Tomei, portanto, coragem e resolvi viajar. Vivi coisas novas, me interessei pela obra de outros autores, alguns dos meus projetos fracassaram, outros foram razoavelmente bem sucedidos. Nem sempre as coisas saíram conforme o planejado, mas sobrevivi. O que realmente importa é que, em momento algum, eu me vi arrependida de exercer o protagonismo da minha própria vida.

Ainda relendo "Os Mandarins" durante o final de semana, cheguei a um ponto do livro que me chamou a atenção. Depois de muita hesitação, a protagonista, Anne Dubreuilh, finalmente decide aceitar o convite para participar de uma conferência e passar uma temporada de trabalho nos Estados Unidos.
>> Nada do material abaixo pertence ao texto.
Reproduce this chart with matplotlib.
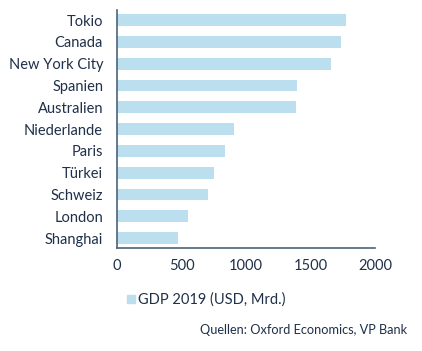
import matplotlib.pyplot as plt
from matplotlib.patches import Patch

# GDP 2019 in USD bn, bottom to top
places = ['Shanghai', 'London', 'Schweiz', 'Türkei', 'Paris', 'Niederlande',
          'Australien', 'Spanien', 'New York City', 'Canada', 'Tokio']
gdp = [470, 550, 703, 755, 838, 907, 1387, 1394, 1658, 1738, 1772]
xticks = [0, 500, 1000, 1500, 2000]

text_col = '#1f3049'
spine_col = '#4d6379'
bar_col = '#bbdfee'

plt.rcParams['font.family'] = ['Lato', 'DejaVu Sans']

fig = plt.figure(figsize=(4.22, 3.51), dpi=100)
ax = fig.add_axes([117 / 422, 1 - 248 / 351, (375 - 117) / 422, (248 - 10) / 351])

ax.barh(range(len(places)), gdp, height=0.54, color=bar_col)
ax.set_yticks(range(len(places)))
ax.set_yticklabels(places, fontsize=10.5, color=text_col)
ax.set_xticks(xticks)
ax.set_xticklabels([str(t) for t in xticks], fontsize=10.5, color=text_col)
ax.set_xlim(0, 2000)
ax.set_ylim(-0.45, 10.46)
ax.tick_params(axis='y', length=0, pad=10)
ax.tick_params(axis='x', length=0, pad=8)

for s in ['top', 'right']:
    ax.spines[s].set_visible(False)
for s in ['left', 'bottom']:
    ax.spines[s].set_color(spine_col)
    ax.spines[s].set_linewidth(1.2)

handle = Patch(color=bar_col)
fig.legend([handle], ['GDP 2019 (USD, Mrd.)'], loc='center left',
           bbox_to_anchor=(120 / 422, 1 - 300 / 351), frameon=False,
           fontsize=10.5, labelcolor=text_col, handlelength=0.5, handleheight=0.5,
           handletextpad=0.25, borderpad=0)

fig.text(407 / 422, 1 - 330 / 351, 'Quellen: Oxford Economics, VP Bank',
         ha='right', va='center', fontsize=9.2, color=text_col)

fig.savefig('out.png', dpi=100)
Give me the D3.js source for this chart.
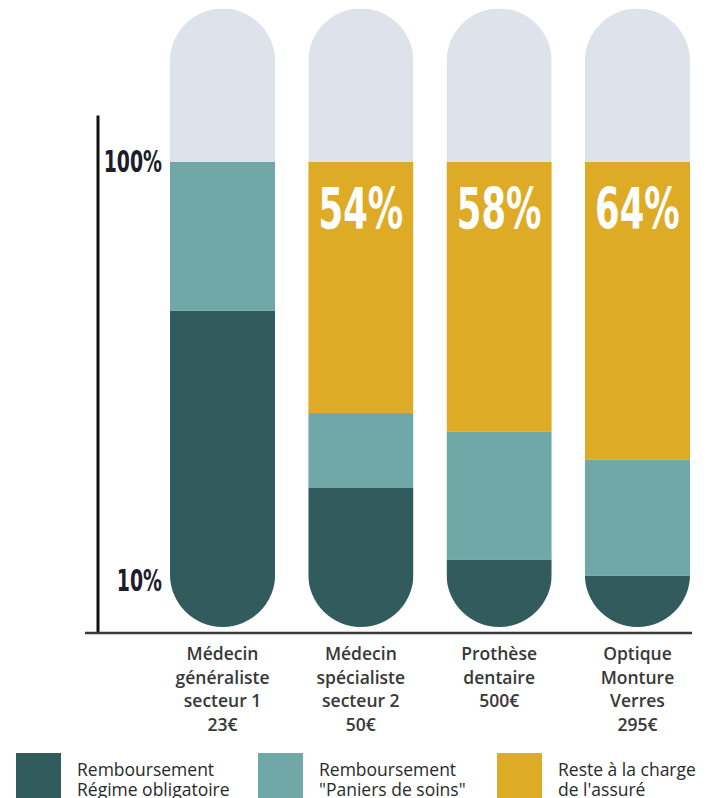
<!DOCTYPE html>
<html>
<head>
<meta charset="utf-8">
<script src="https://cdn.jsdelivr.net/npm/d3@7"></script>
<style>
  body { margin: 0; background: #fff; }
  svg { display: block; }
</style>
</head>
<body>
<div id="chart"></div>
<script>
// categories, one line per entry
const categories = [
  ["Médecin", "généraliste", "secteur 1", "23€"],
  ["Médecin", "spécialiste", "secteur 2", "50€"],
  ["Prothèse", "dentaire", "500€"],
  ["Optique", "Monture", "Verres", "295€"]
];

// shares of the cost, in %
const regimeObligatoire = [68, 30, 14.5, 11];
const paniersDeSoins    = [32, 16, 27.5, 25];
const resteACharge      = [0, 54, 58, 64];
const resteLabels       = ["", "54%", "58%", "64%"];

const tickValues = [10, 100];
const trackMax   = 133;   // grey capsule runs above 100%

const seriesKeys   = ["obligatoire", "paniers", "reste"];
const legendLabels = [
  ["Remboursement", "Régime obligatoire"],
  ["Remboursement", "\"Paniers de soins\""],
  ["Reste à la charge", "de l'assuré"]
];
const colors = { obligatoire: "#315b5d", paniers: "#6fa8a7", reste: "#deab26" };
const trackColor = "#dee2ea";

// build rows for d3.stack
const rows = categories.map((c, i) => ({
  i,
  obligatoire: regimeObligatoire[i],
  paniers: paniersDeSoins[i],
  reste: resteACharge[i]
}));
const stacked = d3.stack().keys(seriesKeys)(rows);

const width = 717, height = 798;
const svg = d3.select("#chart").append("svg")
  .attr("width", width)
  .attr("height", height);

const x = d3.scaleBand()
  .domain(d3.range(categories.length))
  .range([170, 690])
  .paddingInner(0.24)
  .paddingOuter(0);

const y = d3.scaleLinear()
  .domain([0, 100])
  .range([627, 162]);

const bw = x.bandwidth();
const condensed = "'Liberation Sans Narrow', 'DejaVu Sans Condensed', sans-serif";

// clip paths: one capsule per bar
const defs = svg.append("defs");
defs.selectAll("clipPath")
  .data(rows)
  .join("clipPath")
    .attr("id", d => "cap" + d.i)
  .append("rect")
    .attr("x", d => x(d.i))
    .attr("y", y(trackMax))
    .attr("width", bw)
    .attr("height", y(0) - y(trackMax))
    .attr("rx", bw / 2)
    .attr("ry", bw / 2);

const barG = svg.selectAll("g.bar")
  .data(rows)
  .join("g")
    .attr("class", "bar")
    .attr("clip-path", d => `url(#cap${d.i})`);

// grey track
barG.append("rect")
  .attr("x", d => x(d.i))
  .attr("y", y(trackMax))
  .attr("width", bw)
  .attr("height", y(0) - y(trackMax))
  .attr("fill", trackColor);

// stacked segments
stacked.forEach(s => {
  barG.append("rect")
    .attr("x", d => x(d.i))
    .attr("y", d => y(s[d.i][1]))
    .attr("width", bw)
    .attr("height", d => y(s[d.i][0]) - y(s[d.i][1]))
    .attr("fill", colors[s.key]);
});

// big percent labels in the yellow part
svg.selectAll("text.pct")
  .data(rows.filter(d => resteLabels[d.i]))
  .join("text")
    .attr("class", "pct")
    .attr("transform", d => `translate(${x(d.i) + bw / 2},${y(100) + 67}) scale(0.69,1)`)
    .attr("text-anchor", "middle")
    .attr("fill", "#fff")
    .style("font-family", condensed)
    .style("font-weight", "bold")
    .style("font-size", "57px")
    .text(d => resteLabels[d.i]);

// vertical axis line
svg.append("line")
  .attr("x1", 98).attr("x2", 98)
  .attr("y1", y(110)).attr("y2", y(0) + 6)
  .attr("stroke", "#111")
  .attr("stroke-width", 3);

// baseline
svg.append("line")
  .attr("x1", 85).attr("x2", 692)
  .attr("y1", y(0) + 6).attr("y2", y(0) + 6)
  .attr("stroke", "#3a3a3a")
  .attr("stroke-width", 2.5);

// tick labels
const axisG = svg.append("g")
  .attr("transform", "translate(162,0)")
  .call(d3.axisLeft(y)
    .tickValues(tickValues)
    .tickSize(0)
    .tickPadding(0)
    .tickFormat(d => d + "%"));
axisG.select(".domain").remove();
axisG.selectAll("text")
  .attr("transform", "scale(0.7,1)")
  .attr("fill", "#1c1c2c")
  .style("font-family", condensed)
  .style("font-weight", "bold")
  .style("font-size", "30px");

// category labels
const catText = svg.selectAll("text.cat")
  .data(rows)
  .join("text")
    .attr("class", "cat")
    .attr("text-anchor", "middle")
    .attr("fill", "#383838")
    .style("font-family", "'Open Sans', sans-serif")
    .style("font-weight", 600)
    .style("font-size", "17.5px");
catText.selectAll("tspan")
  .data(d => categories[d.i].map(t => ({ t, i: d.i })))
  .join("tspan")
    .attr("x", d => x(d.i) + bw / 2)
    .attr("y", (d, j) => 660 + j * 23.5)
    .text(d => d.t);

// legend
const legendX = [16, 258, 497];
const legend = svg.selectAll("g.legend")
  .data(seriesKeys)
  .join("g")
    .attr("class", "legend")
    .attr("transform", (d, i) => `translate(${legendX[i]},753)`);
legend.append("rect")
  .attr("width", 45)
  .attr("height", 46)
  .attr("fill", d => colors[d]);
legend.append("text")
  .attr("fill", "#2a2a2a")
  .style("font-family", "'Open Sans', sans-serif")
  .style("font-size", "17.5px")
  .selectAll("tspan")
  .data((d, i) => legendLabels[i])
  .join("tspan")
    .attr("x", 61)
    .attr("y", (d, j) => 23 + j * 20)
    .text(d => d);
</script>
</body>
</html>
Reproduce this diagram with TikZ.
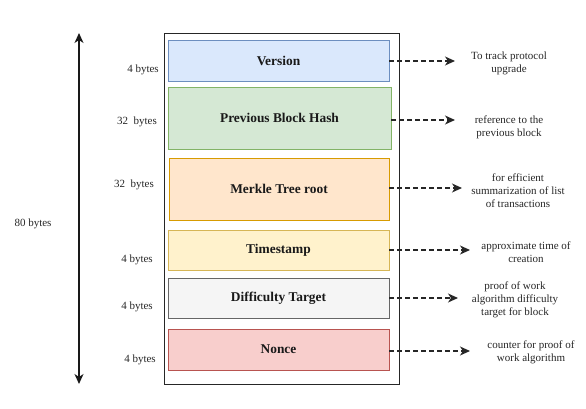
\documentclass[tikz,border=0pt]{standalone}
\usepackage{fontspec}
\setmainfont{Liberation Serif}
\usetikzlibrary{arrows.meta}
\definecolor{bfill}{HTML}{DAE8FC}\definecolor{bline}{HTML}{6C8EBF}
\definecolor{gfill}{HTML}{D5E8D4}\definecolor{gline}{HTML}{82B366}
\definecolor{ofill}{HTML}{FFE6CC}\definecolor{oline}{HTML}{D79B00}
\definecolor{yfill}{HTML}{FFF2CC}\definecolor{yline}{HTML}{D6B656}
\definecolor{sfill}{HTML}{F5F5F5}\definecolor{sline}{HTML}{666666}
\definecolor{rfill}{HTML}{F8CECC}\definecolor{rline}{HTML}{B85450}
\begin{document}
\begin{tikzpicture}[x=1pt,y=-1pt,
  field/.style={draw=#1line,fill=#1fill,line width=0.8pt,minimum width=221pt,inner sep=0pt,
    font=\fontsize{13.4}{15}\selectfont\bfseries,text=black!90},
  note/.style={align=center,font=\fontsize{11}{13}\selectfont,text=black!85,yshift=-1.5pt},
  lab/.style={font=\fontsize{11}{12}\selectfont,text=black!85,yshift=-1.5pt},
  darr/.style={dashed,dash pattern=on 4.5pt off 3.5pt,line width=1.2pt,-{Stealth[length=10pt,width=9pt,inset=3pt]},black!85}]
\useasboundingbox (0,0) rectangle (586,409);
\node[draw=black!85,line width=0.9pt,minimum width=235pt,minimum height=351pt,inner sep=0pt] (outer) at (281.5,208.5) {};
\node[field=b,minimum height=41pt] (ver) at (278.5,60.5) {Version};
\node[field=g,minimum height=62pt,minimum width=223pt] (prev) at (279.5,118) {Previous Block Hash};
\node[field=o,minimum height=62pt,minimum width=220pt] (merk) at (279,189) {Merkle Tree root};
\node[field=y,minimum height=40pt] (ts) at (278.5,250) {Timestamp};
\node[field=s,minimum height=40pt] (diff) at (278.5,298) {Difficulty Target};
\node[field=r,minimum height=41pt] (nonce) at (278.5,349.5) {Nonce};

\coordinate (atop) at (79,33);
\coordinate (abot) at (79,384);
\draw[line width=1.4pt,black!90,{Stealth[length=10pt,width=9pt,inset=3pt]}-{Stealth[length=10pt,width=9pt,inset=3pt]}] (atop) -- (abot);
\node[lab] (l80) at (33,222) {80 bytes};
\node[lab] (l1) at (143,68) {4 bytes};
\node[lab] (l2) at (137,120) {32\ \ bytes};
\node[lab] (l3) at (134,183) {32\ \ bytes};
\node[lab] (l4) at (137,258) {4 bytes};
\node[lab] (l5) at (137,305) {4 bytes};
\node[lab] (l6) at (140,358) {4 bytes};

\node[note] (n1) at (509,62) {To track protocol\\upgrade};
\node[note] (n2) at (509,126) {reference to the\\previous block};
\node[note] (n3) at (518,189) {for efficient\\summarization of list\\of transactions};
\node[note] (n4) at (526,251) {approximate time of\\creation};
\node[note] (n5) at (515,298) {proof of work\\algorithm difficulty\\target for block};
\node[note] (n6) at (531,351) {counter for proof of\\work algorithm};

\coordinate (e1) at (455,61);
\coordinate (e2) at (455,120);
\coordinate (e3) at (462,188);
\coordinate (e4) at (470,250);
\coordinate (e5) at (458,298);
\coordinate (e6) at (470,351);
\draw[darr] (ver.east |- e1) -- (e1);
\draw[darr] (prev.east |- e2) -- (e2);
\draw[darr] (merk.east |- e3) -- (e3);
\draw[darr] (ts.east |- e4) -- (e4);
\draw[darr] (diff.east |- e5) -- (e5);
\draw[darr] (nonce.east |- e6) -- (e6);
\end{tikzpicture}
\end{document}
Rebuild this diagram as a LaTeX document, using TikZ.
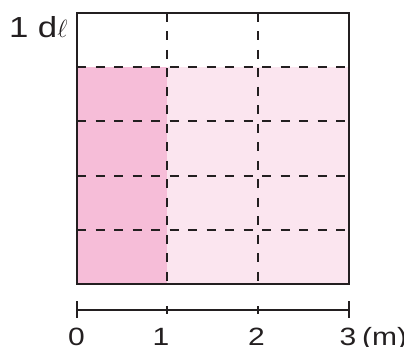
\documentclass[tikz,border=0pt]{standalone}
\usepackage{fontspec}
\setmainfont{Liberation Sans}[FakeStretch=1.2]
\usetikzlibrary{positioning}
\definecolor{deeppink}{HTML}{F6BDD8}
\definecolor{palepink}{HTML}{FBE5EF}
\definecolor{inkgray}{HTML}{231F20}

\begin{document}
\begin{tikzpicture}[x=1pt, y=-1pt, line width=1.8pt, draw=inkgray,
    gridline/.style={dash pattern=on 9pt off 9.5pt},
    numlbl/.style={font=\fontsize{25}{25}\selectfont, text=inkgray, inner sep=0pt, anchor=base}]
    \useasboundingbox (0,0) rectangle (404,347);
    % corners of the box
    \coordinate (tl) at (77,13);
    \coordinate (br) at (349,284);
    \coordinate (fill top) at (77,67);
    % coloured parts
    \fill[palepink] (fill top) rectangle (br);
    \fill[deeppink] (fill top) rectangle (167,284);
    % dashed grid
    \foreach \x in {167,258}
        \draw[gridline] (\x,13) -- (\x,284);
    \foreach \y in {67,121,176,230}
        \draw[gridline] (77,\y) -- (349,\y);
    \draw (tl) rectangle (br);
    \node[font=\fontsize{29}{29}\selectfont, text=inkgray, inner sep=0pt, anchor=base east] (unit) at (68.5,37.3) {1 d$\ell$};
    % scale
    \coordinate (s0) at (77,310);
    \coordinate (s3) at (349,310);
    \draw (s0) -- (s3);
    \draw (77,301) -- (77,318);
    \draw (349,301) -- (349,318);
    \foreach \x in {167,258}
        \draw (\x,306) -- (\x,314);
    \node[numlbl] (n0) at (76.5,345.5) {0};
    \node[numlbl] (n1) at (161,345.5) {1};
    \node[numlbl] (n2) at (256.5,345.5) {2};
    \node[numlbl] (n3) at (348,345.5) {3};
    \node[numlbl, right=4pt of n3.base east, anchor=base west] (m) {(m)};
\end{tikzpicture}
\end{document}
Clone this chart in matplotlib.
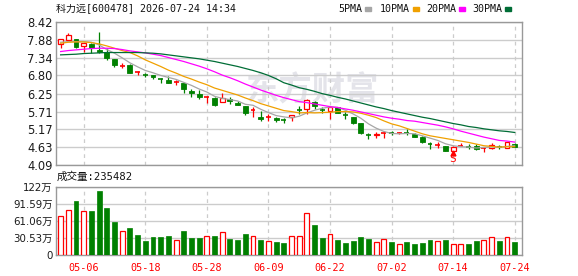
import matplotlib
matplotlib.use("Agg")
import matplotlib.pyplot as plt
from matplotlib.patches import Rectangle

title = "科力远[600478] 2026-07-24 14:34"
vol_title = "成交量:235482"

tick_pos = [3, 11, 19, 27, 35, 43, 51, 59]
tick_labels = ["05-06", "05-18", "05-28", "06-09", "06-22", "07-02", "07-14", "07-24"]
price_ticks = [4.09, 4.63, 5.17, 5.71, 6.25, 6.80, 7.34, 7.88, 8.42]
price_labels = ["4.09", "4.63", "5.17", "5.71", "6.25", "6.80", "7.34", "7.88", "8.42"]
vol_ticks = [0, 30.53, 61.06, 91.59, 122]
vol_labels = ["0", "30.53万", "61.06万", "91.59万", "122万"]

opens = [7.76, 7.88, 7.89, 7.70, 7.76, 7.58, 7.52, 7.29, 7.09, 7.11,
         6.89, 6.82, 6.80, 6.69, 6.66, 6.59, 6.56, 6.34, 6.24, 6.14,
         6.13, 6.01, 6.10, 5.98, 5.88, 5.76, 5.56, 5.56, 5.52, 5.47,
         5.54, 5.76, 5.80, 6.00, 5.75, 5.74, 5.84, 5.60, 5.54, 5.37,
         5.01, 5.00, 5.07, 5.06, 5.06, 5.06, 5.03, 4.94, 4.73, 4.70,
         4.67, 4.53, 4.66, 4.65, 4.67, 4.61, 4.61, 4.65, 4.61, 4.73]
highs = [7.90, 8.09, 7.90, 7.78, 7.77, 8.10, 7.64, 7.29, 7.17, 7.13,
         6.94, 6.86, 6.81, 6.72, 6.79, 6.66, 6.57, 6.38, 6.36, 6.18,
         6.14, 6.26, 6.16, 6.02, 5.89, 5.84, 5.73, 5.63, 5.56, 5.52,
         5.61, 5.88, 6.09, 6.03, 5.86, 5.84, 5.85, 5.70, 5.55, 5.37,
         5.07, 5.09, 5.11, 5.11, 5.10, 5.18, 5.06, 4.97, 4.79, 4.79,
         4.68, 4.66, 4.77, 4.73, 4.73, 4.65, 4.77, 4.71, 4.80, 4.77]
lows = [7.62, 7.84, 7.63, 7.50, 7.49, 7.47, 7.27, 7.06, 7.02, 6.86,
        6.80, 6.74, 6.68, 6.56, 6.57, 6.51, 6.28, 6.16, 6.10, 5.98,
        5.89, 5.99, 5.94, 5.90, 5.62, 5.56, 5.42, 5.44, 5.40, 5.36,
        5.44, 5.64, 5.64, 5.80, 5.68, 5.50, 5.67, 5.50, 5.35, 5.03,
        4.87, 4.90, 4.91, 5.01, 5.02, 5.00, 4.94, 4.77, 4.59, 4.61,
        4.52, 4.49, 4.66, 4.59, 4.55, 4.49, 4.57, 4.59, 4.60, 4.64]
closes = [7.90, 8.03, 7.65, 7.77, 7.64, 7.50, 7.32, 7.10, 7.09, 6.88,
          6.89, 6.81, 6.74, 6.68, 6.58, 6.59, 6.38, 6.26, 6.14, 6.14,
          5.92, 6.11, 6.04, 5.92, 5.68, 5.76, 5.49, 5.56, 5.47, 5.46,
          5.61, 5.75, 6.06, 5.88, 5.74, 5.84, 5.68, 5.59, 5.36, 5.07,
          5.00, 5.04, 5.07, 5.05, 5.06, 5.05, 4.95, 4.79, 4.72, 4.70,
          4.53, 4.65, 4.66, 4.64, 4.57, 4.61, 4.71, 4.64, 4.79, 4.65]

# volume in 万
volume = [69.7, 79.8, 96.5, 78.0, 78.6, 114.0, 84.0, 59.0, 42.3, 48.0,
          35.7, 25.0, 32.0, 32.0, 34.0, 27.0, 43.0, 30.4, 30.0, 34.0,
          34.0, 41.0, 28.6, 27.0, 37.5, 33.5, 27.0, 24.5, 23.0, 21.0,
          33.5, 33.5, 74.5, 53.6, 30.4, 37.0, 27.0, 21.4, 25.0, 32.0,
          28.6, 23.0, 28.0, 23.0, 19.0, 23.0, 19.6, 21.0, 27.0, 25.0,
          27.0, 20.5, 19.0, 19.6, 25.0, 27.0, 31.6, 25.0, 31.6, 23.5]
vol_up = [1, 1, 0, 1, 0, 0, 0, 0, 1, 0,
          0, 0, 0, 0, 0, 1, 0, 0, 0, 1,
          0, 1, 0, 0, 0, 1, 0, 1, 0, 0,
          1, 1, 1, 0, 0, 1, 0, 0, 0, 0,
          0, 1, 1, 0, 1, 0, 0, 0, 0, 1,
          0, 1, 1, 0, 0, 1, 1, 0, 1, 0]

ma5 = [7.80, 7.82, 7.82, 7.82, 7.80, 7.72, 7.58, 7.47, 7.33, 7.18,
       7.06, 6.95, 6.88, 6.80, 6.74, 6.68, 6.59, 6.50, 6.39, 6.30,
       6.17, 6.11, 6.07, 6.03, 5.93, 5.90, 5.78, 5.68, 5.59, 5.55,
       5.52, 5.57, 5.67, 5.75, 5.81, 5.85, 5.84, 5.75, 5.64, 5.51,
       5.34, 5.21, 5.11, 5.05, 5.04, 5.05, 5.04, 4.98, 4.91, 4.84,
       4.74, 4.68, 4.65, 4.64, 4.61, 4.63, 4.64, 4.63, 4.66, 4.68]
ma10 = [7.77, 7.80, 7.81, 7.81, 7.79, 7.75, 7.69, 7.62, 7.55, 7.49,
        7.39, 7.27, 7.17, 7.07, 6.96, 6.87, 6.77, 6.69, 6.60, 6.52,
        6.42, 6.35, 6.28, 6.21, 6.12, 6.04, 5.95, 5.88, 5.81, 5.74,
        5.71, 5.67, 5.68, 5.67, 5.68, 5.69, 5.71, 5.71, 5.70, 5.66,
        5.60, 5.53, 5.43, 5.34, 5.28, 5.20, 5.12, 5.04, 4.98, 4.94,
        4.90, 4.86, 4.82, 4.78, 4.73, 4.68, 4.66, 4.64, 4.65, 4.65]
ma20 = [7.52, 7.55, 7.57, 7.59, 7.61, 7.62, 7.62, 7.61, 7.58, 7.54,
        7.51, 7.48, 7.44, 7.40, 7.34, 7.28, 7.22, 7.15, 7.08, 7.00,
        6.91, 6.81, 6.73, 6.64, 6.54, 6.45, 6.36, 6.28, 6.20, 6.13,
        6.07, 6.01, 5.98, 5.94, 5.90, 5.86, 5.83, 5.79, 5.75, 5.70,
        5.65, 5.60, 5.55, 5.51, 5.48, 5.44, 5.42, 5.38, 5.34, 5.30,
        5.25, 5.19, 5.12, 5.06, 5.00, 4.94, 4.89, 4.84, 4.82, 4.79]
ma30 = [7.42, 7.43, 7.44, 7.46, 7.47, 7.48, 7.49, 7.49, 7.49, 7.49,
        7.49, 7.48, 7.47, 7.45, 7.42, 7.39, 7.36, 7.33, 7.30, 7.26,
        7.22, 7.17, 7.12, 7.07, 7.01, 6.95, 6.88, 6.80, 6.70, 6.58,
        6.51, 6.43, 6.38, 6.32, 6.25, 6.20, 6.14, 6.09, 6.03, 5.97,
        5.91, 5.85, 5.80, 5.74, 5.69, 5.64, 5.59, 5.54, 5.50, 5.45,
        5.40, 5.35, 5.31, 5.26, 5.23, 5.19, 5.16, 5.13, 5.11, 5.08]

ma_names = ["5PMA", "10PMA", "20PMA", "30PMA"]
ma_colors = ["#a6a6a6", "#f0a000", "#ff00ff", "#006d36"]

RED = "#ff0000"
GREEN = "#008000"
GRID = "#cccccc"
BORDER = "#999999"
W, H = 578, 276
MONO_CJK = ["DejaVu Sans Mono", "Noto Sans CJK SC"]
SANS_CJK = ["DejaVu Sans", "Noto Sans CJK SC"]

fig = plt.figure(figsize=(W / 100, H / 100), dpi=100)
ax = fig.add_axes([56 / W, 1 - 165.3 / H, 466 / W, 143.6 / H])
axv = fig.add_axes([56 / W, 1 - 255 / H, 466 / W, 68.3 / H])

n = len(closes)
xs = list(range(n))
bw = 0.64

# watermark
ax.text(0.55, 0.52, "东方财富", transform=ax.transAxes, ha="center", va="center",
        fontsize=24, fontweight="bold", color="#e4e4ea", family="Noto Sans CJK SC", zorder=0)

# candles
for i in xs:
    o, c = opens[i], closes[i]
    up = c >= o
    col = RED if up else GREEN
    ax.vlines(i, lows[i], highs[i], color=col, lw=0.9, zorder=3)
    if abs(c - o) < 0.012:
        ax.hlines(o, i - bw / 2, i + bw / 2, color=col, lw=1.2, zorder=4)
    elif up:
        ax.bar(i, c - o, bottom=o, width=bw, facecolor="white", edgecolor=col, lw=0.9, zorder=4)
    else:
        ax.bar(i, c - o, bottom=o, width=bw, facecolor=col, edgecolor=col, lw=0.6, zorder=4)

for vals, col in zip([ma5, ma10, ma20, ma30], ma_colors):
    ax.plot(xs, vals, color=col, lw=0.9, zorder=5)

# S marker under candle 51
ax.plot(51, 4.45, marker="^", color=RED, ms=3.5, zorder=6)
ax.text(51, 4.27, "S", color=RED, ha="center", va="center", fontsize=8,
        family="DejaVu Sans Mono", zorder=6)

# volume
for i in xs:
    col = RED if vol_up[i] else GREEN
    face = "white" if vol_up[i] else col
    axv.bar(i, volume[i], width=bw, facecolor=face, edgecolor=col,
            lw=0.9 if vol_up[i] else 0.5, zorder=3)

for a in (ax, axv):
    a.set_xlim(-0.6, 59.95)
    a.set_xticks(tick_pos)
    a.grid(axis="x", color=GRID, lw=0.9, ls=(0, (3, 3)), zorder=1)
    a.grid(axis="y", color=GRID, lw=1.0, ls="-", zorder=1)
    a.set_axisbelow(True)
    a.tick_params(length=0)
    for s in a.spines.values():
        s.set_color(BORDER)
        s.set_linewidth(1.0)

ax.set_ylim(4.09, 8.42)
ax.set_yticks(price_ticks)
ax.set_yticklabels(price_labels, fontsize=8.3, color="#1a1a1a")
ax.tick_params(axis="y", pad=2.5)
ax.set_xticklabels([])

axv.set_ylim(0, 122)
axv.set_yticks(vol_ticks)
axv.set_yticklabels(vol_labels, fontsize=7.4, color="#1a1a1a", family=SANS_CJK)
axv.tick_params(axis="y", pad=2.5)
axv.set_xticklabels(tick_labels, fontsize=7.3, color=RED, family="DejaVu Sans Mono")
axv.tick_params(axis="x", pad=6)

# header texts
fig.text(56 / W, 1 - 9.5 / H, title, ha="left", va="center", fontsize=7.2,
         family=MONO_CJK, color="#111111")
fig.text(57 / W, 1 - 177 / H, vol_title, ha="left", va="center", fontsize=7.6,
         family=MONO_CJK, color="#111111")

# legend
leg_x = [338, 380, 426, 472]
box_x = [365, 413, 459, 505]
for name, col, tx, bx in zip(ma_names, ma_colors, leg_x, box_x):
    fig.text(tx / W, 1 - 9.5 / H, name, ha="left", va="center", fontsize=7.2,
             family="DejaVu Sans Mono", color="#111111")
    fig.patches.append(Rectangle((bx / W, 1 - 10.5 / H), 6 / W, 3.5 / H,
                                 transform=fig.transFigure, color=col))

fig.savefig("out.png", dpi=100, facecolor="white")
Aos 39, casada com um homem 20 anos mais velho que ela e mãe de uma adolescente, Anne questiona a experiência da guerra, a própria idade e o seu lugar na vida das pessoas. Será mesmo que todos ficarão bem na sua ausência? Aos poucos, ela então percebe que não faz sentido algum pensar dessa maneira, tentando se agarrar aos outros para justificar o seu receio de exercer a liberdade: "Sobreviver, afinal de contas, é recomeçar sem cessar a viver".

Acho que era exatamente isso que eu precisava escutar neste começo de ano. Assim, deixo aqui a sugestão para que os leitores também redescubram "Os Mandarins" e, quem sabe, se deixem contagiar pela fome de liberdade de Simone de Beauvoir.